◆ DATA SECTION:
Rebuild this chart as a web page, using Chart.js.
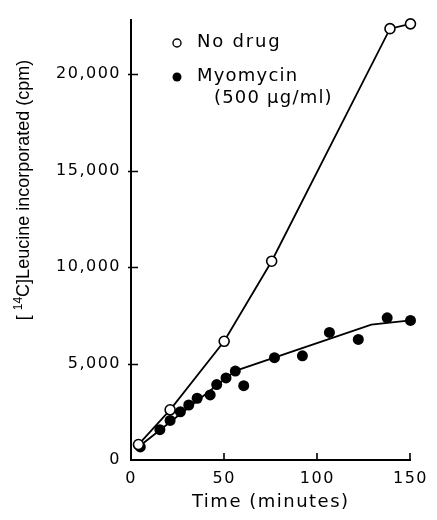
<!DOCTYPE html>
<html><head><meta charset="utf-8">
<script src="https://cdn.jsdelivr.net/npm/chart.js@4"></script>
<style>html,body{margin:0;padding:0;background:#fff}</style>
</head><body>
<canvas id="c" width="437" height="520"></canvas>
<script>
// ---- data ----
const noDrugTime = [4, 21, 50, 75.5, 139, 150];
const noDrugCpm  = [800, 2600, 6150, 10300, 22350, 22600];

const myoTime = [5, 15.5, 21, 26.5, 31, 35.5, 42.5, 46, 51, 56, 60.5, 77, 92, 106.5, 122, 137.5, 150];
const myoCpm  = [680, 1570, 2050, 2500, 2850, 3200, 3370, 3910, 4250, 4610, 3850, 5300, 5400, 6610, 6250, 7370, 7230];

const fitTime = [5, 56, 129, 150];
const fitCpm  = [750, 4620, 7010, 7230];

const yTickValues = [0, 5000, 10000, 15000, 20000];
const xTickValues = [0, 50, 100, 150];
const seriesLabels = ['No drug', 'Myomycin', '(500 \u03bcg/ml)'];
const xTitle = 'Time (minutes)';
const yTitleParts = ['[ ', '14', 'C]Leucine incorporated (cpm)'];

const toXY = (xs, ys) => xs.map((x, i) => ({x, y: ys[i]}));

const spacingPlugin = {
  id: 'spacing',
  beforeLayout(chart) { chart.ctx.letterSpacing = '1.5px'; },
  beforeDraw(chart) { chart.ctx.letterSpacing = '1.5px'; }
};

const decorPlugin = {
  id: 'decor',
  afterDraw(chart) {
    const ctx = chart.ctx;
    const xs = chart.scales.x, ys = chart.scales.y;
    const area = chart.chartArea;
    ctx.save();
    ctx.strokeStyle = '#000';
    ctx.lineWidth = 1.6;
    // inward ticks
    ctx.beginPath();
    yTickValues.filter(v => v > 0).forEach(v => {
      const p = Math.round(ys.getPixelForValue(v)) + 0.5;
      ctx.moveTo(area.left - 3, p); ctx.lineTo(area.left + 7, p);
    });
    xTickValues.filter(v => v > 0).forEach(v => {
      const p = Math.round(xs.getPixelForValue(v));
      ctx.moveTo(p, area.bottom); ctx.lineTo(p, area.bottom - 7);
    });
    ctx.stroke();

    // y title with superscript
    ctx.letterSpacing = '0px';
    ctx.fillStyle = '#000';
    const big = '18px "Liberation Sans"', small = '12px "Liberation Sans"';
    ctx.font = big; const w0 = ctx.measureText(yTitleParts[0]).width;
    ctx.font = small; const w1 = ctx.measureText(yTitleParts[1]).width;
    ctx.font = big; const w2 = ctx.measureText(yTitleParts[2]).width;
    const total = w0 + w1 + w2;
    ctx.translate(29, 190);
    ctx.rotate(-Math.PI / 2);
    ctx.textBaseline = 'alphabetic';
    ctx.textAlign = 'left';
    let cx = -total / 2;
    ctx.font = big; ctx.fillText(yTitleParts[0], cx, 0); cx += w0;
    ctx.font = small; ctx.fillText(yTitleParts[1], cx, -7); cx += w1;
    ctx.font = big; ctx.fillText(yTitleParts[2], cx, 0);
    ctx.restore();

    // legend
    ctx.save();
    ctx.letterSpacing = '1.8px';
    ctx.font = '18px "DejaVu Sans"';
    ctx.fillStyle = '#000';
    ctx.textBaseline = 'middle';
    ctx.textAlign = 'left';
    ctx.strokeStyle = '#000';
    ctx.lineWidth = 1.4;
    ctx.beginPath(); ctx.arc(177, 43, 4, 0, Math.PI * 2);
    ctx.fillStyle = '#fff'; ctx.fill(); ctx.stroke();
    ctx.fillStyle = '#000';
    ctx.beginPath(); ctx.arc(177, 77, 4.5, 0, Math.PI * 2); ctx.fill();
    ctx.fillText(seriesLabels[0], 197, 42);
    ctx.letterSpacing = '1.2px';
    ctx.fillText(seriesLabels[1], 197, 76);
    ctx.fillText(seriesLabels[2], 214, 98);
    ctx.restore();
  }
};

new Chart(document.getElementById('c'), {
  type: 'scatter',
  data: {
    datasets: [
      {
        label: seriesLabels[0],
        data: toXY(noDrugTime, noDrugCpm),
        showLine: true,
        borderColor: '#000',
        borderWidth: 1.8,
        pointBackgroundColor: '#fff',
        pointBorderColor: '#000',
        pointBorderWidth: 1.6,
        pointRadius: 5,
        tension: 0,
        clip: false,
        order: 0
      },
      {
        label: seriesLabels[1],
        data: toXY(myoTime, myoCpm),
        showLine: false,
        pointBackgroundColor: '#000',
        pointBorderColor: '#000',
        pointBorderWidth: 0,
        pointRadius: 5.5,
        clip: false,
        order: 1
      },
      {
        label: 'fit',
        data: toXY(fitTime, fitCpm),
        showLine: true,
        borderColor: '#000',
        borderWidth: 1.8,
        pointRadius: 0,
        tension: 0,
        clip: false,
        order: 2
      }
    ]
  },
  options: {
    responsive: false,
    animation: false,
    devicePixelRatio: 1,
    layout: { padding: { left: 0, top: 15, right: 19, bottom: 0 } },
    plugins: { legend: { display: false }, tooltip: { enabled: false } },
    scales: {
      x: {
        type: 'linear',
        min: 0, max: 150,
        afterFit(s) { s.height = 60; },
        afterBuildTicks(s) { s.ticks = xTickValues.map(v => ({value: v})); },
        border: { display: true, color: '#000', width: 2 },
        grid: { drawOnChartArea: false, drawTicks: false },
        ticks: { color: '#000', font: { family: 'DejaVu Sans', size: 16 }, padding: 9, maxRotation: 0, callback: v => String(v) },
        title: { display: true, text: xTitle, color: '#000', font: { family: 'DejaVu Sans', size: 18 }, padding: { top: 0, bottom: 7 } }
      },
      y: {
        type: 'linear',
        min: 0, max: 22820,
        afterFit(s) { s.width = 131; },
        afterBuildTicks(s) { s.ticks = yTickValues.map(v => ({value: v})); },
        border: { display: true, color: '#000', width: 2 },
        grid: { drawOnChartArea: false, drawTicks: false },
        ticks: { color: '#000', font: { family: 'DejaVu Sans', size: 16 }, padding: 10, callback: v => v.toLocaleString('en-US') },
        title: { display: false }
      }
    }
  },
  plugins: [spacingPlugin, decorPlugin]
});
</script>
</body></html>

◆ WHAT THIS TASK INVOLVES: Reproduce each line word for word and drop the pictures.

◆ RESPONSE TO THE EXERCISE:
Rebuild this chart as a web page, using Chart.js.
<!DOCTYPE html>
<html><head><meta charset="utf-8">
<script src="https://cdn.jsdelivr.net/npm/chart.js@4"></script>
<style>html,body{margin:0;padding:0;background:#fff}</style>
</head><body>
<canvas id="c" width="437" height="520"></canvas>
<script>
// ---- data ----
const noDrugTime = [4, 21, 50, 75.5, 139, 150];
const noDrugCpm  = [800, 2600, 6150, 10300, 22350, 22600];

const myoTime = [5, 15.5, 21, 26.5, 31, 35.5, 42.5, 46, 51, 56, 60.5, 77, 92, 106.5, 122, 137.5, 150];
const myoCpm  = [680, 1570, 2050, 2500, 2850, 3200, 3370, 3910, 4250, 4610, 3850, 5300, 5400, 6610, 6250, 7370, 7230];

const fitTime = [5, 56, 129, 150];
const fitCpm  = [750, 4620, 7010, 7230];

const yTickValues = [0, 5000, 10000, 15000, 20000];
const xTickValues = [0, 50, 100, 150];
const seriesLabels = ['No drug', 'Myomycin', '(500 \u03bcg/ml)'];
const xTitle = 'Time (minutes)';
const yTitleParts = ['[ ', '14', 'C]Leucine incorporated (cpm)'];

const toXY = (xs, ys) => xs.map((x, i) => ({x, y: ys[i]}));

const spacingPlugin = {
  id: 'spacing',
  beforeLayout(chart) { chart.ctx.letterSpacing = '1.5px'; },
  beforeDraw(chart) { chart.ctx.letterSpacing = '1.5px'; }
};

const decorPlugin = {
  id: 'decor',
  afterDraw(chart) {
    const ctx = chart.ctx;
    const xs = chart.scales.x, ys = chart.scales.y;
    const area = chart.chartArea;
    ctx.save();
    ctx.strokeStyle = '#000';
    ctx.lineWidth = 1.6;
    // inward ticks
    ctx.beginPath();
    yTickValues.filter(v => v > 0).forEach(v => {
      const p = Math.round(ys.getPixelForValue(v)) + 0.5;
      ctx.moveTo(area.left - 3, p); ctx.lineTo(area.left + 7, p);
    });
    xTickValues.filter(v => v > 0).forEach(v => {
      const p = Math.round(xs.getPixelForValue(v));
      ctx.moveTo(p, area.bottom); ctx.lineTo(p, area.bottom - 7);
    });
    ctx.stroke();

    // y title with superscript
    ctx.letterSpacing = '0px';
    ctx.fillStyle = '#000';
    const big = '18px "Liberation Sans"', small = '12px "Liberation Sans"';
    ctx.font = big; const w0 = ctx.measureText(yTitleParts[0]).width;
    ctx.font = small; const w1 = ctx.measureText(yTitleParts[1]).width;
    ctx.font = big; const w2 = ctx.measureText(yTitleParts[2]).width;
    const total = w0 + w1 + w2;
    ctx.translate(29, 190);
    ctx.rotate(-Math.PI / 2);
    ctx.textBaseline = 'alphabetic';
    ctx.textAlign = 'left';
    let cx = -total / 2;
    ctx.font = big; ctx.fillText(yTitleParts[0], cx, 0); cx += w0;
    ctx.font = small; ctx.fillText(yTitleParts[1], cx, -7); cx += w1;
    ctx.font = big; ctx.fillText(yTitleParts[2], cx, 0);
    ctx.restore();

    // legend
    ctx.save();
    ctx.letterSpacing = '1.8px';
    ctx.font = '18px "DejaVu Sans"';
    ctx.fillStyle = '#000';
    ctx.textBaseline = 'middle';
    ctx.textAlign = 'left';
    ctx.strokeStyle = '#000';
    ctx.lineWidth = 1.4;
    ctx.beginPath(); ctx.arc(177, 43, 4, 0, Math.PI * 2);
    ctx.fillStyle = '#fff'; ctx.fill(); ctx.stroke();
    ctx.fillStyle = '#000';
    ctx.beginPath(); ctx.arc(177, 77, 4.5, 0, Math.PI * 2); ctx.fill();
    ctx.fillText(seriesLabels[0], 197, 42);
    ctx.letterSpacing = '1.2px';
    ctx.fillText(seriesLabels[1], 197, 76);
    ctx.fillText(seriesLabels[2], 214, 98);
    ctx.restore();
  }
};

new Chart(document.getElementById('c'), {
  type: 'scatter',
  data: {
    datasets: [
      {
        label: seriesLabels[0],
        data: toXY(noDrugTime, noDrugCpm),
        showLine: true,
        borderColor: '#000',
        borderWidth: 1.8,
        pointBackgroundColor: '#fff',
        pointBorderColor: '#000',
        pointBorderWidth: 1.6,
        pointRadius: 5,
        tension: 0,
        clip: false,
        order: 0
      },
      {
        label: seriesLabels[1],
        data: toXY(myoTime, myoCpm),
        showLine: false,
        pointBackgroundColor: '#000',
        pointBorderColor: '#000',
        pointBorderWidth: 0,
        pointRadius: 5.5,
        clip: false,
        order: 1
      },
      {
        label: 'fit',
        data: toXY(fitTime, fitCpm),
        showLine: true,
        borderColor: '#000',
        borderWidth: 1.8,
        pointRadius: 0,
        tension: 0,
        clip: false,
        order: 2
      }
    ]
  },
  options: {
    responsive: false,
    animation: false,
    devicePixelRatio: 1,
    layout: { padding: { left: 0, top: 15, right: 19, bottom: 0 } },
    plugins: { legend: { display: false }, tooltip: { enabled: false } },
    scales: {
      x: {
        type: 'linear',
        min: 0, max: 150,
        afterFit(s) { s.height = 60; },
        afterBuildTicks(s) { s.ticks = xTickValues.map(v => ({value: v})); },
        border: { display: true, color: '#000', width: 2 },
        grid: { drawOnChartArea: false, drawTicks: false },
        ticks: { color: '#000', font: { family: 'DejaVu Sans', size: 16 }, padding: 9, maxRotation: 0, callback: v => String(v) },
        title: { display: true, text: xTitle, color: '#000', font: { family: 'DejaVu Sans', size: 18 }, padding: { top: 0, bottom: 7 } }
      },
      y: {
        type: 'linear',
        min: 0, max: 22820,
        afterFit(s) { s.width = 131; },
        afterBuildTicks(s) { s.ticks = yTickValues.map(v => ({value: v})); },
        border: { display: true, color: '#000', width: 2 },
        grid: { drawOnChartArea: false, drawTicks: false },
        ticks: { color: '#000', font: { family: 'DejaVu Sans', size: 16 }, padding: 10, callback: v => v.toLocaleString('en-US') },
        title: { display: false }
      }
    }
  },
  plugins: [spacingPlugin, decorPlugin]
});
</script>
</body></html>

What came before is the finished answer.